What you have to do |
Check every line below for the word "this" and copy the ones that have it.

Information given |

^^^^

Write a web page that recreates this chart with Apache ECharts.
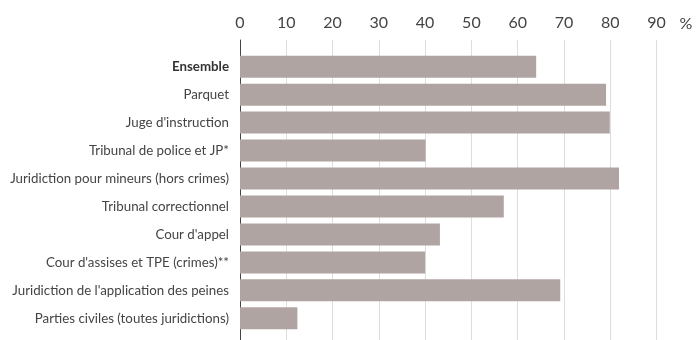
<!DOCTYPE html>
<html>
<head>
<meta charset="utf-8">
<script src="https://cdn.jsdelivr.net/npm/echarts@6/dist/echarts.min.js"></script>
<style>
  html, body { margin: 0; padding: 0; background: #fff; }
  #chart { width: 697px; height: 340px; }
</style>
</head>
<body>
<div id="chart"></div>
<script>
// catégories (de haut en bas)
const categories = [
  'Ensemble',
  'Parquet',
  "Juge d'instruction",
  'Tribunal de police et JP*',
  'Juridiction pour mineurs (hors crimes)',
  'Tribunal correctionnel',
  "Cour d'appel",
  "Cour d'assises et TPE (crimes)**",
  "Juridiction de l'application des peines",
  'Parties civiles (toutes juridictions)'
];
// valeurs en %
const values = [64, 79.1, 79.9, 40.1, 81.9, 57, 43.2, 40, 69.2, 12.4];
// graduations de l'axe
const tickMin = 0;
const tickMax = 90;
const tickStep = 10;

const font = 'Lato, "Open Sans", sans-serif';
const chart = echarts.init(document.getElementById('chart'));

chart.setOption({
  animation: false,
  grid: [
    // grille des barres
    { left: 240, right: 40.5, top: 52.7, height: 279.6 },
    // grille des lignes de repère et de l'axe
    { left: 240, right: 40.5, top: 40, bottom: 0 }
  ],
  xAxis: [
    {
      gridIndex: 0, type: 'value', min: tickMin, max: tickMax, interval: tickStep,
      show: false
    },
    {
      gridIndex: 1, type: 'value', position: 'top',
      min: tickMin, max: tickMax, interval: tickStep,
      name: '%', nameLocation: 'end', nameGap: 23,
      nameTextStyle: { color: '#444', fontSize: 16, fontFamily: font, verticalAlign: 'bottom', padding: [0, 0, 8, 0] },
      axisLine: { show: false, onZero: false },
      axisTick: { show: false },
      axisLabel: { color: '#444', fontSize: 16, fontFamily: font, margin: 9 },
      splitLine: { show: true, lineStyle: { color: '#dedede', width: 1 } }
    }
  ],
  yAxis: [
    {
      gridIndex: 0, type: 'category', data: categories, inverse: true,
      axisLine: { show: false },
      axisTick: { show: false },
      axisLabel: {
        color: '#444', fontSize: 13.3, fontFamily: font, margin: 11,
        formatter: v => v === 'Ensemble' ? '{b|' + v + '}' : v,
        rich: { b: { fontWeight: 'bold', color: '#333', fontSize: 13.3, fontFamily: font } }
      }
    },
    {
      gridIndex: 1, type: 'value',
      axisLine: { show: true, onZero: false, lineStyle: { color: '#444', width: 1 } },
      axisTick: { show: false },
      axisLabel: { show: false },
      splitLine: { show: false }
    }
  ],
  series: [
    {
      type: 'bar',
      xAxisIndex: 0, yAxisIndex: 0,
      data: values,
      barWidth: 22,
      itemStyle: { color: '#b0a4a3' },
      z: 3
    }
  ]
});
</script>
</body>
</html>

^^^^

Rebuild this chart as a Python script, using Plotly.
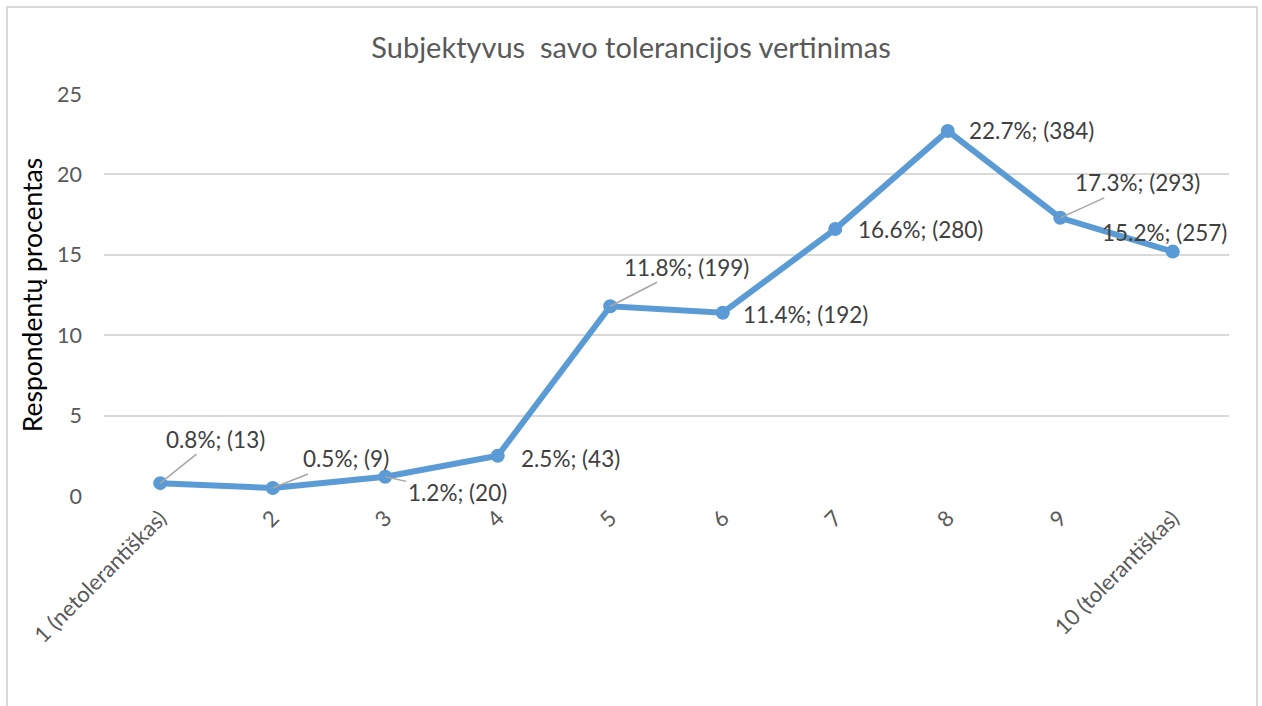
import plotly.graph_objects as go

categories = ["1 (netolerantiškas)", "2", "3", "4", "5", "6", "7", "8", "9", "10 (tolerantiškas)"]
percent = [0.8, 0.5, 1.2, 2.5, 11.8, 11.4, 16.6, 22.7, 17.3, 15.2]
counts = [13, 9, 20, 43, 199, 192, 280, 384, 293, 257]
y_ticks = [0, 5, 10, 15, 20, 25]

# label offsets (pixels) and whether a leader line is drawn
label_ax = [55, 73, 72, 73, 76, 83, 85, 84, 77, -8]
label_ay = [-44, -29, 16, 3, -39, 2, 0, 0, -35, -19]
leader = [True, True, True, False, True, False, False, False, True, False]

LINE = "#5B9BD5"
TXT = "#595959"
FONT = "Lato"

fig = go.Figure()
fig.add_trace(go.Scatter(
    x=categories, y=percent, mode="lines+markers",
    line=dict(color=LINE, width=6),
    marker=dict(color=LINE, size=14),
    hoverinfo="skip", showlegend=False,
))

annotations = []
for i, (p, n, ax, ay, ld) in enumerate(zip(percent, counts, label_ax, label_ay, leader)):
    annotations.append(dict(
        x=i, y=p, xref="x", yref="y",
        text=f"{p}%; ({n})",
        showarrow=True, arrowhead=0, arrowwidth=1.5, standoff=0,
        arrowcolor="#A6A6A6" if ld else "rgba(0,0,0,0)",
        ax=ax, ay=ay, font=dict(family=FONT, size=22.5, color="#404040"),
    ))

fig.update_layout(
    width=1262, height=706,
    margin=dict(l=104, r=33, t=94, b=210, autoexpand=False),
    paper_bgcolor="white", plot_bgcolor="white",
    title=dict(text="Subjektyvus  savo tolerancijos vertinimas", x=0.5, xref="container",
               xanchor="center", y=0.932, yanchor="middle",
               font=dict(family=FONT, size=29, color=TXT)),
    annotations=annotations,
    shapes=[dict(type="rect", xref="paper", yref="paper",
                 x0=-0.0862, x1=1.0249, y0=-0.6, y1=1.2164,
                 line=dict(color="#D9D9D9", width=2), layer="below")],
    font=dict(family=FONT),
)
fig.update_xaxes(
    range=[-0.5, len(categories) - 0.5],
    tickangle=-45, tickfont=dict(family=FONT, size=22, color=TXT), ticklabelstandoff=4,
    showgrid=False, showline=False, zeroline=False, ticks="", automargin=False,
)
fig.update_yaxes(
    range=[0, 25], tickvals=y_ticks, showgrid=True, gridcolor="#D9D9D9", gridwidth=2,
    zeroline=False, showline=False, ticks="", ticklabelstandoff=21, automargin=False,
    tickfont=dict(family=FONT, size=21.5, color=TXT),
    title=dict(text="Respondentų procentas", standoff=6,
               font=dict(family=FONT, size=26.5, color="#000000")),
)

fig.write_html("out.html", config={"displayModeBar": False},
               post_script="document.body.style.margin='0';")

^^^^

Response to the task |
Write a web page that recreates this chart with Apache ECharts.
Rebuild this chart as a Python script, using Plotly.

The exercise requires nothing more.